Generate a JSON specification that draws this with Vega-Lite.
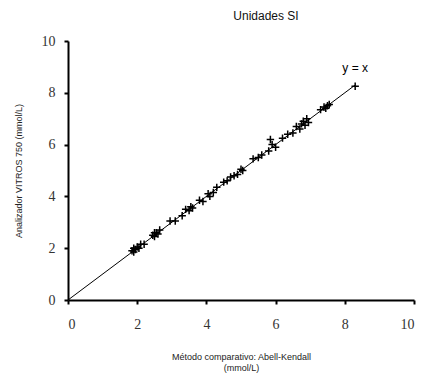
{
  "$schema": "https://vega.github.io/schema/vega-lite/v6.json",
  "width": 346,
  "height": 259,
  "autosize": "none",
  "padding": {"left": 68, "top": 41, "right": 9, "bottom": 81},
  "background": "white",
  "title": {"text": "Unidades SI", "font": "Liberation Sans", "fontSize": 12, "fontWeight": "normal", "color": "#111111", "anchor": "middle", "dx": 25, "offset": 11},
  "config": {"view": {"stroke": null}},
  "datasets": {
    "pts": [
      {"x": 1.85, "y": 1.9}, {"x": 1.9, "y": 2.0}, {"x": 1.95, "y": 1.95}, {"x": 2.0, "y": 2.05}, {"x": 2.05, "y": 2.0}, {"x": 2.1, "y": 2.15}, {"x": 2.2, "y": 2.15}, {"x": 1.9, "y": 1.85},
      {"x": 2.45, "y": 2.5}, {"x": 2.5, "y": 2.45}, {"x": 2.55, "y": 2.6}, {"x": 2.6, "y": 2.55}, {"x": 2.65, "y": 2.7}, {"x": 2.5, "y": 2.6},
      {"x": 2.95, "y": 3.05}, {"x": 3.1, "y": 3.05},
      {"x": 3.3, "y": 3.25}, {"x": 3.4, "y": 3.5}, {"x": 3.5, "y": 3.45}, {"x": 3.55, "y": 3.6}, {"x": 3.6, "y": 3.55},
      {"x": 3.8, "y": 3.85}, {"x": 3.9, "y": 3.8}, {"x": 4.05, "y": 4.1}, {"x": 4.1, "y": 4.0}, {"x": 4.2, "y": 4.15}, {"x": 4.3, "y": 4.35},
      {"x": 4.5, "y": 4.55}, {"x": 4.6, "y": 4.6}, {"x": 4.7, "y": 4.75}, {"x": 4.8, "y": 4.8}, {"x": 4.9, "y": 4.85}, {"x": 5.0, "y": 5.05}, {"x": 5.05, "y": 5.0},
      {"x": 5.35, "y": 5.45}, {"x": 5.5, "y": 5.5}, {"x": 5.6, "y": 5.6}, {"x": 5.8, "y": 5.75}, {"x": 5.9, "y": 6.0}, {"x": 6.0, "y": 5.9}, {"x": 5.85, "y": 6.2},
      {"x": 6.2, "y": 6.25}, {"x": 6.35, "y": 6.4}, {"x": 6.5, "y": 6.45}, {"x": 6.6, "y": 6.7}, {"x": 6.7, "y": 6.6}, {"x": 6.75, "y": 6.8}, {"x": 6.8, "y": 6.9}, {"x": 6.85, "y": 6.75}, {"x": 6.9, "y": 7.0}, {"x": 6.95, "y": 6.85},
      {"x": 7.3, "y": 7.35}, {"x": 7.4, "y": 7.45}, {"x": 7.45, "y": 7.4}, {"x": 7.5, "y": 7.5}, {"x": 7.55, "y": 7.55},
      {"x": 8.3, "y": 8.25}
    ],
    "line": [{"x": 0, "y": 0}, {"x": 8.3, "y": 8.3}],
    "lab": [{"x": 8.3, "y": 8.95, "t": "y = x"}]
  },
  "layer": [
    {
      "data": {"name": "line"},
      "mark": {"type": "line", "color": "black", "strokeWidth": 1},
      "encoding": {
        "x": {"field": "x", "type": "quantitative", "scale": {"domain": [0, 10], "nice": false},
          "axis": {"values": [0, 2, 4, 6, 8, 10], "grid": false, "domainColor": "black", "domainWidth": 2, "tickColor": "black", "tickWidth": 2, "tickSize": 4,
            "labelFont": "Liberation Serif", "labelFontSize": 14, "labelColor": "#333", "labelPadding": 13,
            "title": ["Método comparativo: Abell-Kendall", "(mmol/L)"], "titleFont": "Liberation Sans", "titleFontSize": 9, "titleFontWeight": "normal", "titleColor": "#222", "titlePadding": 21, "titleLineHeight": 11}},
        "y": {"field": "y", "type": "quantitative", "scale": {"domain": [0, 10], "nice": false},
          "axis": {"values": [0, 2, 4, 6, 8, 10], "grid": false, "domainColor": "black", "domainWidth": 2, "tickColor": "black", "tickWidth": 2, "tickSize": 4,
            "labelFont": "Liberation Serif", "labelFontSize": 14, "labelColor": "#333", "labelPadding": 9,
            "title": "Analizador VITROS 750 (mmol/L)", "titleFont": "Liberation Sans", "titleFontSize": 9, "titleFontWeight": "normal", "titleColor": "#222", "titlePadding": 18}}
      }
    },
    {
      "data": {"name": "pts"},
      "mark": {"type": "point", "shape": "M-1,0L1,0M0,-1L0,1", "filled": false, "color": "black", "strokeWidth": 1.5, "size": 55, "opacity": 1},
      "encoding": {
        "x": {"field": "x", "type": "quantitative"},
        "y": {"field": "y", "type": "quantitative"}
      }
    },
    {
      "data": {"name": "lab"},
      "mark": {"type": "text", "font": "Liberation Sans", "fontSize": 12, "color": "black", "align": "center", "baseline": "middle"},
      "encoding": {
        "x": {"field": "x", "type": "quantitative"},
        "y": {"field": "y", "type": "quantitative"},
        "text": {"field": "t"}
      }
    }
  ]
}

= = = =

PROBLEM DETAILS
Keep the pictures out of the copy and return the rest of the data above exactly.

RESPONSE
Generate a JSON specification that draws this with Vega-Lite.
{
  "$schema": "https://vega.github.io/schema/vega-lite/v6.json",
  "width": 346,
  "height": 259,
  "autosize": "none",
  "padding": {"left": 68, "top": 41, "right": 9, "bottom": 81},
  "background": "white",
  "title": {"text": "Unidades SI", "font": "Liberation Sans", "fontSize": 12, "fontWeight": "normal", "color": "#111111", "anchor": "middle", "dx": 25, "offset": 11},
  "config": {"view": {"stroke": null}},
  "datasets": {
    "pts": [
      {"x": 1.85, "y": 1.9}, {"x": 1.9, "y": 2.0}, {"x": 1.95, "y": 1.95}, {"x": 2.0, "y": 2.05}, {"x": 2.05, "y": 2.0}, {"x": 2.1, "y": 2.15}, {"x": 2.2, "y": 2.15}, {"x": 1.9, "y": 1.85},
      {"x": 2.45, "y": 2.5}, {"x": 2.5, "y": 2.45}, {"x": 2.55, "y": 2.6}, {"x": 2.6, "y": 2.55}, {"x": 2.65, "y": 2.7}, {"x": 2.5, "y": 2.6},
      {"x": 2.95, "y": 3.05}, {"x": 3.1, "y": 3.05},
      {"x": 3.3, "y": 3.25}, {"x": 3.4, "y": 3.5}, {"x": 3.5, "y": 3.45}, {"x": 3.55, "y": 3.6}, {"x": 3.6, "y": 3.55},
      {"x": 3.8, "y": 3.85}, {"x": 3.9, "y": 3.8}, {"x": 4.05, "y": 4.1}, {"x": 4.1, "y": 4.0}, {"x": 4.2, "y": 4.15}, {"x": 4.3, "y": 4.35},
      {"x": 4.5, "y": 4.55}, {"x": 4.6, "y": 4.6}, {"x": 4.7, "y": 4.75}, {"x": 4.8, "y": 4.8}, {"x": 4.9, "y": 4.85}, {"x": 5.0, "y": 5.05}, {"x": 5.05, "y": 5.0},
      {"x": 5.35, "y": 5.45}, {"x": 5.5, "y": 5.5}, {"x": 5.6, "y": 5.6}, {"x": 5.8, "y": 5.75}, {"x": 5.9, "y": 6.0}, {"x": 6.0, "y": 5.9}, {"x": 5.85, "y": 6.2},
      {"x": 6.2, "y": 6.25}, {"x": 6.35, "y": 6.4}, {"x": 6.5, "y": 6.45}, {"x": 6.6, "y": 6.7}, {"x": 6.7, "y": 6.6}, {"x": 6.75, "y": 6.8}, {"x": 6.8, "y": 6.9}, {"x": 6.85, "y": 6.75}, {"x": 6.9, "y": 7.0}, {"x": 6.95, "y": 6.85},
      {"x": 7.3, "y": 7.35}, {"x": 7.4, "y": 7.45}, {"x": 7.45, "y": 7.4}, {"x": 7.5, "y": 7.5}, {"x": 7.55, "y": 7.55},
      {"x": 8.3, "y": 8.25}
    ],
    "line": [{"x": 0, "y": 0}, {"x": 8.3, "y": 8.3}],
    "lab": [{"x": 8.3, "y": 8.95, "t": "y = x"}]
  },
  "layer": [
    {
      "data": {"name": "line"},
      "mark": {"type": "line", "color": "black", "strokeWidth": 1},
      "encoding": {
        "x": {"field": "x", "type": "quantitative", "scale": {"domain": [0, 10], "nice": false},
          "axis": {"values": [0, 2, 4, 6, 8, 10], "grid": false, "domainColor": "black", "domainWidth": 2, "tickColor": "black", "tickWidth": 2, "tickSize": 4,
            "labelFont": "Liberation Serif", "labelFontSize": 14, "labelColor": "#333", "labelPadding": 13,
            "title": ["Método comparativo: Abell-Kendall", "(mmol/L)"], "titleFont": "Liberation Sans", "titleFontSize": 9, "titleFontWeight": "normal", "titleColor": "#222", "titlePadding": 21, "titleLineHeight": 11}},
        "y": {"field": "y", "type": "quantitative", "scale": {"domain": [0, 10], "nice": false},
          "axis": {"values": [0, 2, 4, 6, 8, 10], "grid": false, "domainColor": "black", "domainWidth": 2, "tickColor": "black", "tickWidth": 2, "tickSize": 4,
            "labelFont": "Liberation Serif", "labelFontSize": 14, "labelColor": "#333", "labelPadding": 9,
            "title": "Analizador VITROS 750 (mmol/L)", "titleFont": "Liberation Sans", "titleFontSize": 9, "titleFontWeight": "normal", "titleColor": "#222", "titlePadding": 18}}
      }
    },
    {
      "data": {"name": "pts"},
      "mark": {"type": "point", "shape": "M-1,0L1,0M0,-1L0,1", "filled": false, "color": "black", "strokeWidth": 1.5, "size": 55, "opacity": 1},
      "encoding": {
        "x": {"field": "x", "type": "quantitative"},
        "y": {"field": "y", "type": "quantitative"}
      }
    },
    {
      "data": {"name": "lab"},
      "mark": {"type": "text", "font": "Liberation Sans", "fontSize": 12, "color": "black", "align": "center", "baseline": "middle"},
      "encoding": {
        "x": {"field": "x", "type": "quantitative"},
        "y": {"field": "y", "type": "quantitative"},
        "text": {"field": "t"}
      }
    }
  ]
}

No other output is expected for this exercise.